(no title)
noahbp | 9 months ago
For someone looking to build a large embedding search, fast static embeddings seem like a good deal, but almost too good to be true. What quality tradeoff are you seeing with these models versus embedding models with attention mechanisms?
Tananon|9 months ago
There's definitely a quality trade-off. We have extensive benchmarks here: https://github.com/MinishLab/model2vec/blob/main/results/REA.... potion-base-32M reaches ~92% of the performance of MiniLM while being much faster (about 70x faster on CPU).
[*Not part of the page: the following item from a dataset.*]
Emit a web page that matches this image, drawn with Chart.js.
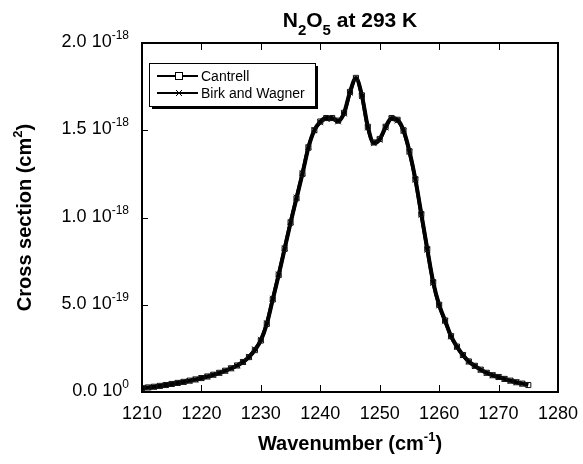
<!DOCTYPE html>
<html>
<head>
<meta charset="utf-8">
<script src="https://cdn.jsdelivr.net/npm/chart.js@4/dist/chart.umd.min.js"></script>
<style>
    body { margin: 0; background: #fff; }
    #wrap { width: 583px; height: 464px; }
</style>
</head>
<body>
<div id="wrap"><canvas id="chart" width="583" height="464"></canvas></div>
<script>
// Data (cross section in units of 1e-18 cm^2)
const wavenumbers = [
    1210, 1211, 1212, 1213, 1214, 1215, 1216, 1217, 1218, 1219,
    1220, 1221, 1222, 1223, 1224, 1225, 1226, 1227, 1228, 1229,
    1230, 1231, 1232, 1233, 1234, 1235, 1236, 1237, 1238, 1239,
    1240, 1241, 1242, 1243, 1244, 1245, 1246, 1247, 1248, 1249,
    1250, 1251, 1252, 1253, 1254, 1255, 1256, 1257, 1258, 1259,
    1260, 1261, 1262, 1263, 1264, 1265, 1266, 1267, 1268, 1269,
    1270, 1271, 1272, 1273, 1274, 1275
];
const cantrell = [
    0.022, 0.026, 0.030, 0.035, 0.040, 0.046, 0.052, 0.058, 0.065, 0.072,
    0.080, 0.089, 0.099, 0.110, 0.122, 0.136, 0.152, 0.172, 0.200, 0.240,
    0.295, 0.390, 0.530, 0.670, 0.820, 0.970, 1.110, 1.250, 1.400, 1.500,
    1.550, 1.570, 1.570, 1.555, 1.600, 1.720, 1.800, 1.700, 1.520, 1.430,
    1.450, 1.520, 1.570, 1.560, 1.500, 1.380, 1.220, 1.020, 0.820, 0.630,
    0.500, 0.410, 0.320, 0.260, 0.212, 0.175, 0.150, 0.128, 0.110, 0.096,
    0.086, 0.075, 0.065, 0.056, 0.048, 0.040
];
const birkWagner = [
    0.020, 0.025, 0.029, 0.034, 0.039, 0.045, 0.051, 0.057, 0.064, 0.071,
    0.079, 0.088, 0.098, 0.109, 0.121, 0.135, 0.151, 0.171, 0.202, 0.245,
    0.300, 0.395, 0.535, 0.675, 0.825, 0.975, 1.115, 1.255, 1.405, 1.500,
    1.545, 1.565, 1.565, 1.550, 1.595, 1.715, 1.795, 1.695, 1.515, 1.425,
    1.445, 1.515, 1.565, 1.555, 1.495, 1.375, 1.215, 1.015, 0.815, 0.625,
    0.495, 0.405, 0.318, 0.258, 0.210, 0.173, 0.148, 0.127, 0.109, 0.095,
    0.085, 0.074, 0.064, 0.055, 0.047
];
const seriesLabels = ['Cantrell', 'Birk and Wagner'];

const xTicks = [1210, 1220, 1230, 1240, 1250, 1260, 1270, 1280];
const yTicks = [0, 0.5, 1.0, 1.5, 2.0];
const yTickMantissa = ['0.0', '5.0', '1.0', '1.5', '2.0'];
const yTickExponent = ['0', '-19', '-18', '-18', '-18'];

const FONT = '"Liberation Sans", Arial, Helvetica, sans-serif';

// draw text made of normal / sup / sub pieces
function richWidth(ctx, parts, size, weight) {
    let w = 0;
    parts.forEach(p => {
        const s = p[1] === 'n' ? size : p[2];
        ctx.font = `${weight} ${s}px ${FONT}`;
        w += ctx.measureText(p[0]).width;
    });
    return w;
}
function drawRich(ctx, parts, x, y, align, size, weight) {
    const w = richWidth(ctx, parts, size, weight);
    let cx = align === 'center' ? x - w / 2 : align === 'right' ? x - w : x;
    ctx.textAlign = 'left';
    ctx.textBaseline = 'alphabetic';
    parts.forEach(p => {
        const s = p[1] === 'n' ? size : p[2];
        ctx.font = `${weight} ${s}px ${FONT}`;
        const dy = p[1] === 'sup' ? -p[3] : p[1] === 'sub' ? p[3] : 0;
        ctx.fillText(p[0], cx, y + dy);
        cx += ctx.measureText(p[0]).width;
    });
}

const framePlugin = {
    id: 'frame',
    afterDraw(chart) {
        const ctx = chart.ctx;
        const a = chart.chartArea;
        const xs = chart.scales.x, ys = chart.scales.y;
        ctx.save();
        ctx.fillStyle = '#000';
        ctx.strokeStyle = '#000';

        // frame
        ctx.lineWidth = 2;
        ctx.strokeRect(a.left, a.top, a.right - a.left, a.bottom - a.top);

        // inward ticks
        ctx.lineWidth = 1;
        ctx.beginPath();
        xTicks.forEach(v => {
            const px = Math.round(xs.getPixelForValue(v)) + 0.5;
            ctx.moveTo(px, a.bottom); ctx.lineTo(px, a.bottom - 7);
            ctx.moveTo(px, a.top); ctx.lineTo(px, a.top + 7);
        });
        yTicks.forEach(v => {
            const py = Math.round(ys.getPixelForValue(v)) + 0.5;
            ctx.moveTo(a.left, py); ctx.lineTo(a.left + 6, py);
        });
        ctx.stroke();

        // x tick labels
        ctx.font = `18px ${FONT}`;
        ctx.textAlign = 'center';
        ctx.textBaseline = 'alphabetic';
        xTicks.forEach(v => ctx.fillText(String(v), xs.getPixelForValue(v), a.bottom + 27));

        // y tick labels
        yTicks.forEach((v, i) => {
            const py = ys.getPixelForValue(v);
            drawRich(ctx, [[yTickMantissa[i] + ' 10', 'n'], [yTickExponent[i], 'sup', 12, 8]],
                a.left - 13, py + 4, 'right', 18, 'normal');
        });

        // chart title
        const midX = (a.left + a.right) / 2;
        drawRich(ctx, [['N', 'n'], ['2', 'sub', 15, 8], ['O', 'n'], ['5', 'sub', 15, 8], [' at 293 K', 'n']],
            midX, 27, 'center', 21, 'bold');

        // axis titles
        drawRich(ctx, [['Wavenumber (cm', 'n'], ['-1', 'sup', 13, 9], [')', 'n']],
            midX, 450, 'center', 20, 'bold');
        ctx.save();
        ctx.translate(31, (a.top + a.bottom) / 2);
        ctx.rotate(-Math.PI / 2);
        drawRich(ctx, [['Cross section (cm', 'n'], ['2', 'sup', 13, 9], [')', 'n']],
            0, 0, 'center', 20, 'bold');
        ctx.restore();

        // legend box with shadow
        const lx = a.left + 7, ly = a.top + 20, lw = 166, lh = 43;
        ctx.fillRect(lx + 3, ly + 3, lw, lh);
        ctx.fillStyle = '#fff';
        ctx.fillRect(lx, ly, lw, lh);
        ctx.lineWidth = 1;
        ctx.strokeRect(lx + 0.5, ly + 0.5, lw, lh);
        ctx.fillStyle = '#000';
        chart.data.datasets.forEach((ds, i) => {
            const yy = ly + 13 + i * 17;
            ctx.lineWidth = 2;
            ctx.beginPath();
            ctx.moveTo(lx + 8, yy); ctx.lineTo(lx + 49, yy);
            ctx.stroke();
            ctx.lineWidth = 1;
            const mx = lx + 30;
            if (i === 0) {
                ctx.fillStyle = '#fff';
                ctx.fillRect(mx - 3.5, yy - 3.5, 7, 7);
                ctx.strokeRect(mx - 3.5, yy - 3.5, 7, 7);
                ctx.fillStyle = '#000';
            } else {
                ctx.beginPath();
                ctx.moveTo(mx - 3, yy - 3); ctx.lineTo(mx + 3, yy + 3);
                ctx.moveTo(mx + 3, yy - 3); ctx.lineTo(mx - 3, yy + 3);
                ctx.stroke();
            }
            ctx.font = `14px ${FONT}`;
            ctx.textAlign = 'left';
            ctx.textBaseline = 'middle';
            ctx.fillText(ds.label, lx + 52, yy + 1);
        });
        ctx.restore();
    }
};

function toPoints(ys) {
    return ys.map((v, i) => ({ x: wavenumbers[i], y: v }));
}

new Chart(document.getElementById('chart'), {
    type: 'line',
    data: {
        datasets: [
            {
                label: seriesLabels[0], data: toPoints(cantrell),
                borderColor: '#000', borderWidth: 4, cubicInterpolationMode: 'monotone',
                pointStyle: 'rect', pointRadius: 3.6, pointBorderWidth: 1,
                pointBorderColor: '#111', pointBackgroundColor: 'rgba(0,0,0,0)'
            },
            {
                label: seriesLabels[1], data: toPoints(birkWagner),
                borderColor: '#000', borderWidth: 3.5, cubicInterpolationMode: 'monotone',
                pointStyle: 'crossRot', pointRadius: 4, pointBorderWidth: 1,
                pointBorderColor: '#222'
            }
        ]
    },
    options: {
        responsive: false,
        animation: false,
        layout: { padding: { left: 142, top: 43, right: 25, bottom: 72 } },
        plugins: { legend: { display: false }, title: { display: false }, tooltip: { enabled: false } },
        scales: {
            x: { type: 'linear', min: 1210, max: 1280, display: false },
            y: { type: 'linear', min: 0, max: 2.0, display: false }
        }
    },
    plugins: [framePlugin]
});
</script>
</body>
</html>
It depends a bit on your constraints: if you have limited hardware and very high throughput, these models will allow you to still make decent quality embeddings, but ofcourse an attention based model will be better, but more expensive.
refulgentis|9 months ago
I've been chewing on if there was a miracle that could make embeddings 10x faster for my search app that uses minilmv3, sounds like there is :) I never would have dreamed. I'll definitely be trying potion-base in my library for Flutter x ONNX.
EDIT: I was thanking you for thorough benchmarking, then it dawned on me you were on the team that built the model - fantastic work, I can't wait to try this. And you already have ONNX!
EDIT2: Craziest demo I've seen in a while. I'm seeing 23x faster, after 10 minutes of work.